The menace of link rot

I have been writing a blog on financial markets for nearly a dozen years now, and it is distressing to find that when I look up one of my older posts on that blog, many of the links in that post no longer work. This phenomenon is known as link rot.

Recently, there was a reorganization of our Institute web site and we had to set up a fair amount of URL redirection and rewriting to keep the links working. To check that everything was fine on my webpage, I ran LinkChecker to check that all internal links are working. Then out of curiosity, I ran a check on external links as well on my blog year by year:

  linkchecker --check-extern -r 1 --no-warnings --no-status URLyyyy

where URLyyyy is the url that displays all blog posts for year yyyy. What I found was that there were no broken links in the blog posts of 2016 and only one broken link in 2015. Beyond that, there were 10-20 broken links in most years (as many as 25-35 broken links in some years) out of about 300-500 links each year. This means that about 5% of all links break after about 2 years.
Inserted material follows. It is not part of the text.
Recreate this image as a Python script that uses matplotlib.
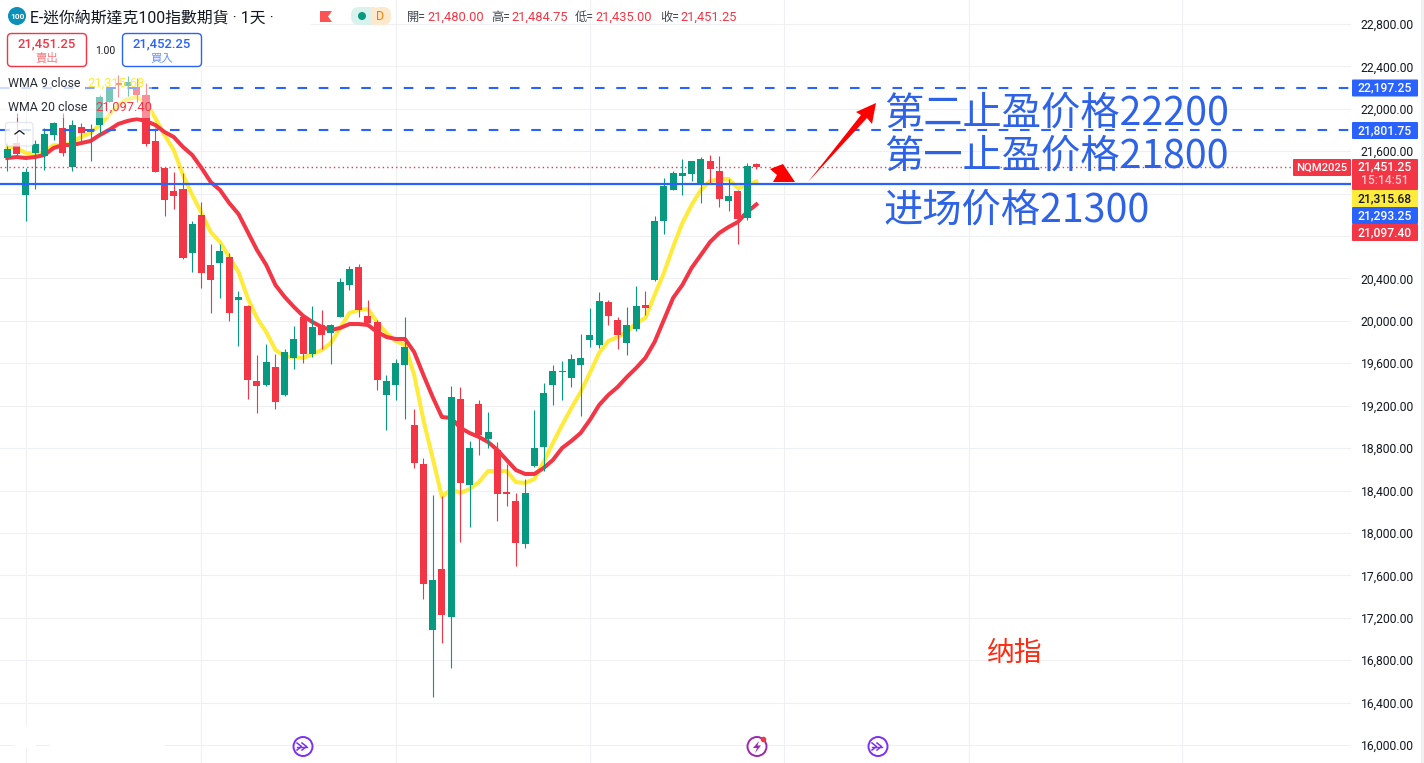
import matplotlib
matplotlib.use('Agg')
import numpy as np
import matplotlib.pyplot as plt
from matplotlib.patches import Rectangle, FancyBboxPatch, Circle, Polygon

plt.rcParams['font.family'] = ['Roboto', 'Noto Sans CJK TC', 'DejaVu Sans']

# OHLC diario
opens = [21536, 21677, 21187, 21583, 21555, 21753, 21819, 21451, 21828, 21781, 21847, 22064,
         22243, 22215, 22205, 22130, 21696, 21442, 21225, 21244, 20640, 21000, 20527, 20546,
         20602, 20197, 20140, 19433, 19395, 19565, 19301, 19650, 20036, 19687, 19961, 19885,
         20036, 20338, 20508, 20046, 19989, 19301, 19395, 19584, 19018, 18650, 17084, 17660,
         17207, 19263, 18452, 19216, 18886, 18782, 18386, 18301, 17896, 18631, 18810, 19395,
         19518, 19461, 19584, 19819, 19772, 20178, 20008, 19791, 19923, 20150, 20385, 20942,
         21234, 21366, 21385, 21291, 21508, 21413, 21130, 21225, 20970, 21480]
highs = [21677, 21960, 21442, 21706, 21819, 21875, 21960, 21894, 21866, 21857, 22130, 22205,
         22319, 22309, 22290, 22243, 21819, 21442, 21404, 21394, 20942, 21121, 20725, 20725,
         20640, 20282, 20150, 19678, 19782, 19687, 19735, 19951, 20046, 20140, 20102, 19970,
         20404, 20517, 20536, 20197, 20008, 19489, 19640, 20036, 19169, 18706, 18358, 18348,
         19386, 19376, 18867, 19254, 19140, 18857, 18650, 18376, 18509, 19159, 19414, 19584,
         19621, 19687, 19876, 20121, 20272, 20197, 20036, 20131, 20329, 20282, 20989, 21347,
         21413, 21526, 21508, 21545, 21564, 21555, 21338, 21234, 21489, 21484.75]
lows = [21413, 21545, 20942, 21244, 21423, 21706, 21555, 21413, 21687, 21508, 21762, 22064,
        22111, 22121, 22064, 21649, 21404, 20989, 21055, 20583, 20461, 20310, 20074, 20216,
        19999, 19763, 19263, 19131, 19386, 19169, 19291, 19546, 19603, 19659, 19735, 19593,
        20036, 20291, 20036, 19980, 19348, 18971, 19254, 19074, 18612, 17377, 16453, 16962,
        16726, 17914, 18056, 18735, 18801, 18112, 18254, 17688, 17858, 18622, 18584, 19206,
        19254, 19376, 19103, 19754, 19744, 19961, 19735, 19678, 19904, 20055, 20376, 20819,
        21234, 21187, 21319, 21111, 21291, 21074, 21036, 20725, 20951, 21435]
closes = [21621, 21574, 21404, 21668, 21762, 21866, 21583, 21847, 21772, 21809, 22111, 22196,
          22224, 22253, 22130, 21668, 21404, 21140, 21177, 20593, 20913, 20451, 20385, 20659,
          20074, 20225, 19442, 19386, 19612, 19235, 19706, 19829, 19687, 19942, 19867, 19961,
          20366, 20489, 20102, 19980, 19442, 19433, 19603, 19753, 18659, 17518, 17556, 17226,
          19282, 18471, 18801, 18923, 18952, 18367, 18367, 17905, 18376, 18801, 19320, 19527,
          19527, 19640, 19650, 19867, 20187, 20046, 19867, 19961, 20140, 20121, 20942, 21272,
          21394, 21394, 21508, 21526, 21432, 21149, 21177, 20961, 21460, 21451.25]

wma9 = [21640, 21630, 21583, 21574, 21592, 21658, 21649, 21687, 21734, 21772, 21847, 21941,
        22036, 22092, 22111, 22055, 21913, 21753, 21611, 21376, 21187, 21017, 20838, 20744,
        20602, 20461, 20216, 20027, 19895, 19725, 19669, 19659, 19650, 19687, 19725, 19791,
        19933, 20074, 20102, 20112, 19989, 19885, 19810, 19772, 19489, 19065, 18706, 18339,
        18414, 18376, 18414, 18480, 18584, 18584, 18584, 18480, 18471, 18508, 18669, 18848,
        19018, 19178, 19329, 19508, 19697, 19810, 19848, 19895, 19980, 20027, 20244, 20451,
        20697, 20923, 21093, 21234, 21319, 21338, 21338, 21253, 21281, 21315.68]
wma20 = [21536, 21545, 21536, 21545, 21564, 21630, 21658, 21658, 21677, 21696, 21753, 21800,
         21857, 21885, 21904, 21885, 21847, 21781, 21734, 21640, 21564, 21442, 21309, 21234,
         21111, 21008, 20838, 20668, 20527, 20338, 20225, 20131, 20046, 19989, 19942, 19914,
         19933, 19970, 19970, 19961, 19895, 19848, 19829, 19829, 19706, 19489, 19282, 19093,
         19084, 18990, 18942, 18905, 18857, 18782, 18688, 18593, 18556, 18556, 18612, 18688,
         18801, 18867, 18942, 19065, 19206, 19301, 19376, 19470, 19555, 19650, 19801, 20008,
         20216, 20338, 20499, 20621, 20744, 20829, 20885, 20932, 21027, 21097.40]

price_ticks = list(range(16000, 23200, 400))
hidden_ticks = [20800, 21200]
date_ticks = [2, 21, 42, 63, 84, 104, 127]

last_price = 21451.25
entry_price = 21293.25
stop1_price = 21801.75
stop2_price = 22197.25

GREEN = '#089981'
RED = '#f23645'
BLUE = '#2962ff'
YELLOW = '#ffeb3b'
GRID = '#eff0f3'
TEXT = '#131722'
W, H = 1424, 763

fig = plt.figure(figsize=(W / 100, H / 100), dpi=100, facecolor='white')
ax = fig.add_axes([0, 0, 1351 / W, 1])
ax.set_xlim(-0.79, -0.79 + 1351 / 9.247)
ax.set_ylim(15830, 23026)

idx = np.arange(len(opens))
o = np.array(opens, dtype=float)
c = np.array(closes, dtype=float)
colors = [GREEN if b >= a else RED for a, b in zip(opens, closes)]

ax.plot(idx, wma9, color=YELLOW, lw=2.9, zorder=2, solid_joinstyle='round')
ax.plot(idx, wma20, color=RED, lw=2.9, zorder=2.1, solid_joinstyle='round')
ax.vlines(idx, lows, highs, colors=colors, linewidth=0.8, zorder=3)
ax.bar(idx, np.abs(c - o), bottom=np.minimum(o, c), width=0.76, color=colors,
       linewidth=0, zorder=3.1, antialiased=False)

ax.axhline(last_price, color=RED, lw=1.0, ls=(0, (1, 2.2)), zorder=3.5)
ax.axhline(entry_price, color=BLUE, lw=1.6, zorder=4)
for p in [stop1_price, stop2_price]:
    ax.axhline(p, color=BLUE, lw=1.5, ls=(0, (4.6, 5.6)), zorder=4)

ax.set_yticks(price_ticks)
ax.set_yticklabels(['' if p in hidden_ticks else f'{p:,.2f}' for p in price_ticks])
ax.set_xticks(date_ticks)
ax.set_xticklabels([])
ax.yaxis.tick_right()
ax.tick_params(axis='y', length=0, pad=7, labelsize=8.7, labelcolor=TEXT)
ax.tick_params(axis='x', length=0)
ax.grid(True, color=GRID, lw=0.8)
ax.set_axisbelow(True)
for s in ax.spines.values():
    s.set_visible(False)

# capa de interfaz en pixeles
ui = fig.add_axes([0, 0, 1, 1], facecolor='none')
ui.set_xlim(0, W)
ui.set_ylim(H, 0)
ui.axis('off')


def box(x0, y0, x1, y1, fc, ec='none', r=2, lw=1.0, alpha=None, z=5):
    ui.add_patch(FancyBboxPatch((x0, y0), x1 - x0, y1 - y0,
                                boxstyle=f'round,pad=0,rounding_size={r}',
                                fc=fc, ec=ec, lw=lw, alpha=alpha, zorder=z))


# fondo de cabecera y atenuado de la leyenda
ui.add_patch(Rectangle((0, 0), 311, 30, fc='white', ec='none', zorder=1))
ui.add_patch(Rectangle((0, 30), 205, 40, fc='white', ec='none', zorder=1))
ui.add_patch(Rectangle((0, 72), 152, 46, fc='white', ec='none', alpha=0.45, zorder=1))
ui.add_patch(Rectangle((0, 76), 80, 16, fc='white', ec='none', alpha=0.6, zorder=1))
ui.add_patch(Rectangle((15, 726), 21, 22, fc='white', ec='none', zorder=1))
ui.add_patch(Rectangle((50, 743), 115, 5, fc='white', ec='none', zorder=1))
ui.add_patch(Rectangle((1421, 0), 3, H, fc='#f0f1f3', ec='none', zorder=1))

# cabecera
ui.add_patch(Circle((17, 16), 9, fc='#0c8fb8', ec='none', zorder=5))
ui.text(17, 16.5, '100', color='white', fontsize=6, fontweight='bold', ha='center', va='center', zorder=6)
ui.text(30, 18, 'E-迷你納斯達克100指數期貨 · 1天 ·', color=TEXT, fontsize=11.4, va='center', zorder=6)
ui.add_patch(Polygon([(320, 11), (332, 11), (328, 16.5), (332, 22), (320, 22)], fc='#ff5252', ec='none', zorder=5))
box(351, 7, 376, 25, '#daf2ed', r=8)
box(372, 7, 391, 25, '#ffe8cc', r=8)
ui.add_patch(Rectangle((371, 7), 4, 18, fc='#ffe8cc', ec='none', zorder=5))
ui.add_patch(Circle((362, 16), 4, fc=GREEN, ec='none', zorder=6))
ui.text(380, 16.5, 'D', color='#f57c00', fontsize=9, ha='center', va='center', zorder=6)

ohlc_x = [407, 491, 575, 660]
ohlc_names = ['開=', '高=', '低=', '收=']
ohlc_vals = ['21,480.00', '21,484.75', '21,435.00', '21,451.25']
for x, n, v in zip(ohlc_x, ohlc_names, ohlc_vals):
    ui.text(x, 17, n, color='#434651', fontsize=8.8, va='center', zorder=6)
    ui.text(x + 20.5, 17, v, color=RED, fontsize=9.3, va='center', zorder=6)

# botones de venta y compra
box(7.5, 33.5, 86.5, 66.5, 'white', ec=RED, r=4)
ui.text(47, 43.5, '21,451.25', color=RED, fontsize=9.4, fontweight='medium', ha='center', va='center', zorder=6)
ui.text(47, 58, '賣出', color='#f77c80', fontsize=8.2, ha='center', va='center', zorder=6)
ui.text(105, 50.5, '1.00', color=TEXT, fontsize=7.4, ha='center', va='center', zorder=6)
box(122.5, 33.5, 201.5, 66.5, 'white', ec=BLUE, r=4)
ui.text(162, 43.5, '21,452.25', color=BLUE, fontsize=9.4, fontweight='medium', ha='center', va='center', zorder=6)
ui.text(162, 58, '買入', color='#6b93ff', fontsize=8.2, ha='center', va='center', zorder=6)

# leyenda
ui.text(8, 83.5, 'WMA 9 close', color='#2a2e39', fontsize=8.9, va='center', zorder=6)
ui.text(87, 83.5, '21,315.68', color=YELLOW, fontsize=9.4, va='center', zorder=6)
ui.text(8, 107.5, 'WMA 20 close', color='#2a2e39', fontsize=8.9, va='center', zorder=6)
ui.text(95, 107.5, '21,097.40', color=RED, fontsize=9.4, va='center', zorder=6)
box(5.5, 122.5, 33, 146, 'white', ec='#e0e3eb', r=3, alpha=0.8)
ui.plot([15, 19.5, 24], [134, 130.5, 134], color=TEXT, lw=0.9, zorder=6)

# etiquetas de precio apiladas como en la escala derecha
tag_prices = [stop2_price, stop1_price, wma9[-1], entry_price, wma20[-1]]
tag_fill = [BLUE, BLUE, YELLOW, BLUE, RED]
tag_text = ['white', 'white', TEXT, 'white', 'white']
tag_y = [88, 130.5, 198.5, 215.5, 232.5]
for p, f, t, y in zip(tag_prices, tag_fill, tag_text, tag_y):
    box(1352, y - 8.5, 1418, y + 8.5, f, r=1)
    ui.text(1385, y + 0.3, f'{p:,.2f}', color=t, fontsize=8.7, fontweight='medium', ha='center', va='center', zorder=6)

box(1352, 159, 1418, 190, RED, r=1)
ui.text(1385, 166.8, f'{last_price:,.2f}', color='white', fontsize=8.7, fontweight='medium', ha='center', va='center', zorder=6)
ui.text(1385, 181, '15:14:51', color='#fbc4c7', fontsize=8.7, fontweight='medium', ha='center', va='center', zorder=6)
box(1293, 159, 1351, 176, RED, r=1)
ui.text(1322, 167.3, 'NQM2025', color='white', fontsize=8.1, fontweight='medium', ha='center', va='center', zorder=6)

# anotaciones del autor
note_color = '#2e63e8'
notes = ['第二止盈价格22200', '第一止盈价格21800', '进场价格21300']
note_y = [114, 157, 211]
for s, y in zip(notes, note_y):
    ui.text(884, y, s, color=note_color, fontsize=28.3, va='center', family=['Noto Sans CJK SC'], zorder=7)
ui.text(987, 653, '纳指', color='#ff2a12', fontsize=20, va='center', family=['Noto Sans CJK SC'],
        fontweight='light', zorder=7)

arrow_big = [(808, 182), (861, 115), (856, 112), (876, 103), (872, 124), (867, 118)]
arrow_small = [(770, 169), (783, 164), (795, 182), (773, 182), (777, 175)]
ui.add_patch(Polygon(arrow_big, fc='#ff0000', ec='none', zorder=7))
ui.add_patch(Polygon(arrow_small, fc='#ff0000', ec='none', zorder=7))

# iconos de eventos
for x, col in [(303, '#7b2ff7'), (757, '#9c27b0'), (878, '#7b2ff7')]:
    ui.add_patch(Circle((x, 746.5), 9.5, fc='white', ec=col, lw=1.4, zorder=6))
for x in [303, 878]:
    ui.plot([x - 6, x - 1.5, x - 6], [743, 746.5, 750], color='#7b2ff7', lw=1.1, zorder=7)
    ui.plot([x - 1, x + 3.5, x - 1], [743, 746.5, 750], color='#7b2ff7', lw=1.1, zorder=7)
    ui.plot([x - 6, x + 3.5], [746.5, 746.5], color='#7b2ff7', lw=1.0, zorder=7)
ui.add_patch(Polygon([(759, 741), (753, 748), (757, 748), (755, 753), (761, 745.5), (757.5, 745.5)],
                     fc='#9c27b0', ec='none', zorder=7))
ui.add_patch(Circle((763.5, 739.5), 2.8, fc=RED, ec='none', zorder=8))

fig.savefig('out.png', dpi=100)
I could not see any pattern in the broken links. Links to government reports and court judgements from the official websites were broken presumably because they reorganized their websites and changed the URLs. Working papers and other academic papers from academic websites were broken too which makes me grateful to SSRN and ArXiv for providing permanent URLs for academic papers. Some links to media sites were broken because they went behind a paywall. I found many large financial institutions and exchanges in my list of broken links. It makes me wonder whether URL redirection and rewriting is so hard in practice for large organizations that spend millions of dollars on their websites.

What can we do about this? One solution is the Internet Archive Wayback Machine. I was happy to find that I could access some of my broken links using the Wayback Machine; at least, it confirmed that the link was correct at the time of the blog entry. Another solution that I have adopted (not as systematically as I would like) is to convert the web pages to PDF and save them locally when I link to them. This way, at least I would not lose access to these pages when link rot sets in. Unfortunately, that does not help my readers.